Perhaps I could say here that again the scales fell from my eyes. I realized how much I, and many others, I think, want to find some group or movement that is largely pure so that we can identify with that. But there are no movements or groups that are not profoundly flawed. We live in a profoundly flawed world and are surrounded by profoundly flawed individuals. We are ourselves examples of those profoundly flawed individuals, and we corrupt even the purest initiatives. In fact we cannot really find in them even an initial purity.

Is the only reasonable response cynicism? If our religious traditions are all deeply flawed, should we not abandon the quest for the good? Does it not make more sense to look out for our personal interests with little regard to what this does to others? Many, indeed, have chosen this route. The quest for wealth and personal health and enjoyment has come to characterize our national character and that of much of the rest of the world as well.

But that is not a gain. Indeed, it threatens the human future and even the life of the planet. The deeper thinking to which my recognition of collective Christian guilt has led has actually heightened my sense of our collective need of the gospel both within the church and without.

We cannot find a historic community free of guilt for past crimes, nor a new community free from present corruption. The question is not so much the past or present virtue of a community. It is more how it responds when the scales fall from its collective eyes and it sees how wrong it has been. Does it cling to its destructive ways? Does it pretend to itself that it has no responsibility for these sins? Do its members simply abandon it, so that they do not have to bear responsibility for what it has done? I would find it hard indeed to identify with a community that responded in any of these ways.

But I found that my community, the old-line Protestant one, followed a different course. It repented. Yes, we have committed terrible crimes against Jews, against women, against others, and against ourselves. But as we become aware of these crimes, we acknowledge them and seek to follow the difficult road of change. We try to change our teaching and our practice so that we will no longer contribute to anti-Judaism, to patriarchal domination of women, or to continued neglect of the needs of the Earth. Our change is flawed. Not all of our members join in repentance.
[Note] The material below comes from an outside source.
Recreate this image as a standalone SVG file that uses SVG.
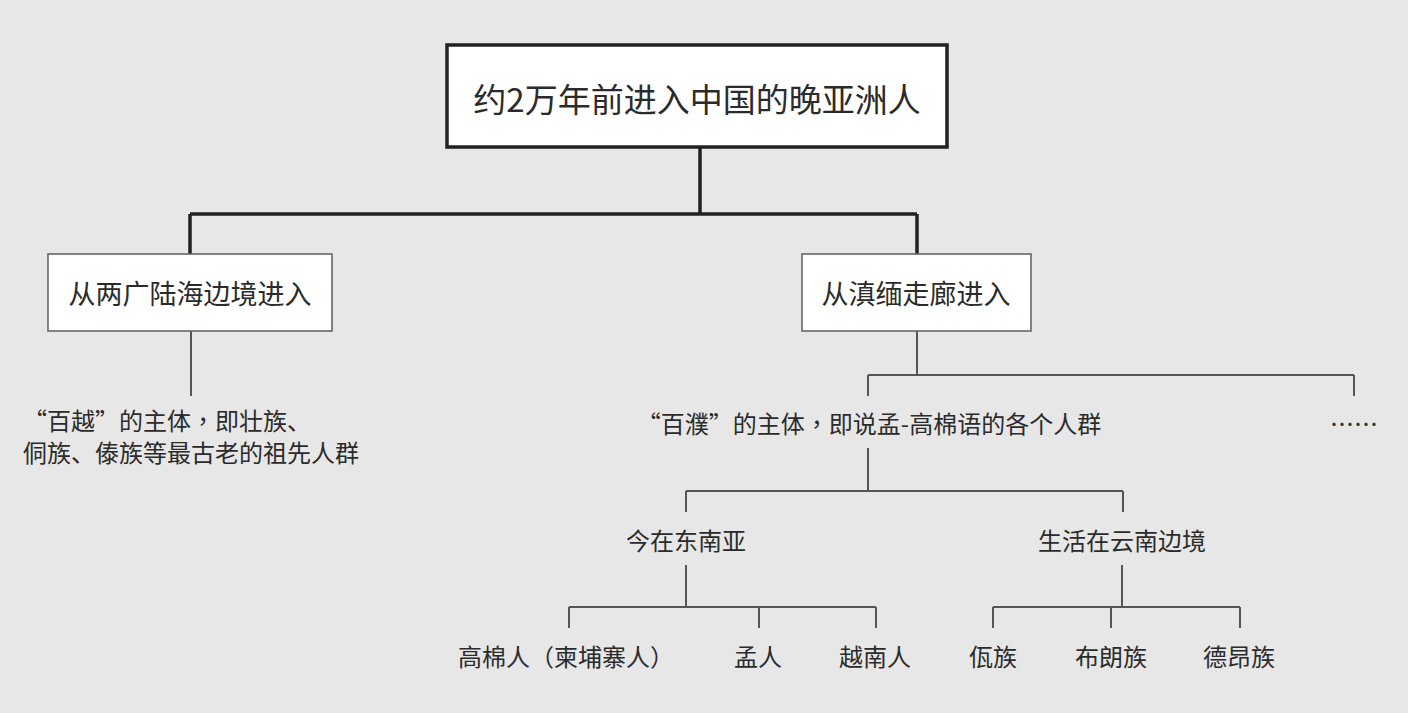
<svg xmlns="http://www.w3.org/2000/svg" width="1408" height="713" viewBox="0 0 1408 713">
<style>
  text { font-family: "Noto Sans CJK SC", "Noto Sans", sans-serif; fill: #2b2b2b; }
  .tc { font-family: "Noto Sans CJK TC", "Noto Sans CJK SC", sans-serif; }
  .t24 { font-size: 24px; }
  .t27 { font-size: 27px; }
  .t33 { font-size: 33px; }
  .mid { text-anchor: middle; }
  .thick { stroke: #222; stroke-width: 3.5; fill: none; }
  .thin { stroke: #555; stroke-width: 2; fill: none; }
  .box1 { fill: #fff; stroke: #222; stroke-width: 3.5; }
  .box2 { fill: #fff; stroke: #666; stroke-width: 1.6; }
</style>
<rect x="0" y="0" width="1408" height="713" fill="#e7e7e7"/>
<g id="connectors">
  <path class="thick" d="M700 147 V214 M190 214 H917 M190 214 V254 M917 214 V254"/>
  <path class="thin" d="M191 331 V396"/>
  <path class="thin" d="M917 331 V375 M868 375 H1354 M868 375 V396 M1354 375 V396"/>
  <path class="thin" d="M868 448 V491 M686 491 H1123 M686 491 V512 M1123 491 V512"/>
  <path class="thin" d="M686 565 V607 M569 607 H876 M569 607 V628 M759 607 V628 M876 607 V628"/>
  <path class="thin" d="M1122 565 V607 M993 607 H1240 M993 607 V628 M1111 607 V628 M1240 607 V628"/>
</g>
<g id="root">
  <rect class="box1" x="447" y="45" width="500" height="102"/>
  <text class="t33 mid" x="697" y="112">约2万年前进入中国的晚亚洲人</text>
</g>
<g id="left">
  <rect class="box2" x="48" y="254" width="284" height="77"/>
  <text class="t27 mid" x="190" y="304">从两广陆海边境进入</text>
</g>
<g id="right">
  <rect class="box2" x="802" y="254" width="229" height="77"/>
  <text class="t27 mid" x="916" y="304">从滇缅走廊进入</text>
</g>
<g id="baiyue">
  <text class="t24" x="23" y="430">“百越”的主体<tspan class="tc">，</tspan>即壮族、</text>
  <text class="t24" x="23" y="462">侗族、傣族等最古老的祖先人群</text>
</g>
<g id="baipu">
  <text class="t24 mid" x="869" y="433">“百濮”的主体<tspan class="tc">，</tspan>即说孟-高棉语的各个人群</text>
</g>
<g id="etc">
  <text class="t24 mid" x="1354" y="433">……</text>
</g>
<g id="sea">
  <text class="t24 mid" x="686" y="550">今在东南亚</text>
</g>
<g id="yunnan">
  <text class="t24 mid" x="1122" y="550">生活在云南边境</text>
</g>
<g id="khmer"><text class="t24 mid" x="566" y="666">高棉人（柬埔寨人）</text></g>
<g id="mon"><text class="t24 mid" x="758" y="666">孟人</text></g>
<g id="viet"><text class="t24 mid" x="875" y="666">越南人</text></g>
<g id="wa"><text class="t24 mid" x="993" y="666">佤族</text></g>
<g id="blang"><text class="t24 mid" x="1111" y="666">布朗族</text></g>
<g id="deang"><text class="t24 mid" x="1239" y="666">德昂族</text></g>
</svg>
We have a long way to go, and we will never get to the end. Also, we will keep discovering additional crimes of which we need to repent. We hope we will have the strength to respond. We know that repentant movement does not have the popular appeal of one that presents itself as pure. But we will not abandon this fundamental character for that reason. To do so would be to betray our Lord.

We know that collectively we are clearer about what we now reject than about how to reconstitute ourselves in a better way. For example, we reject anti-Jewish Christology, but what do we put in its place? That is not yet nearly as clear. We suffer from lack of such clarity, and we sin by our unwillingness to wrestle seriously together with our theological poverty. We are, indeed, continuing to sin, but the continuing repentance signals that the one whom we try to follow is not identified with the anti-Judaism or the patriarchalism or the anthropocentrism or the failure to think well of which we have been, and continue to be, guilty. On the contrary, it is by him and his teaching that we judge that we have sinned.

Our repentance indicates that we are more committed to following him than to the particular beliefs and practices that earlier generations developed in their effort to follow. In that lies hope. We do not need to abandon our faith. However distorted its expressions have been and still are, we can engage together in healing and upbuilding activity. We do not have to become cynical. We can believe that Jesus Christ remains the hope of the world. We can experience the scales falling from our eyes not only as repeated recognitions of our collective and individual sin, but also as discerning more clearly who Christ is and what it means to follow him.

Jesus called on all his hearers for metanoia. That means a profound change of mind. We have translated that as repentance. We who repent in response to the scales falling from eyes are true followers of Jesus.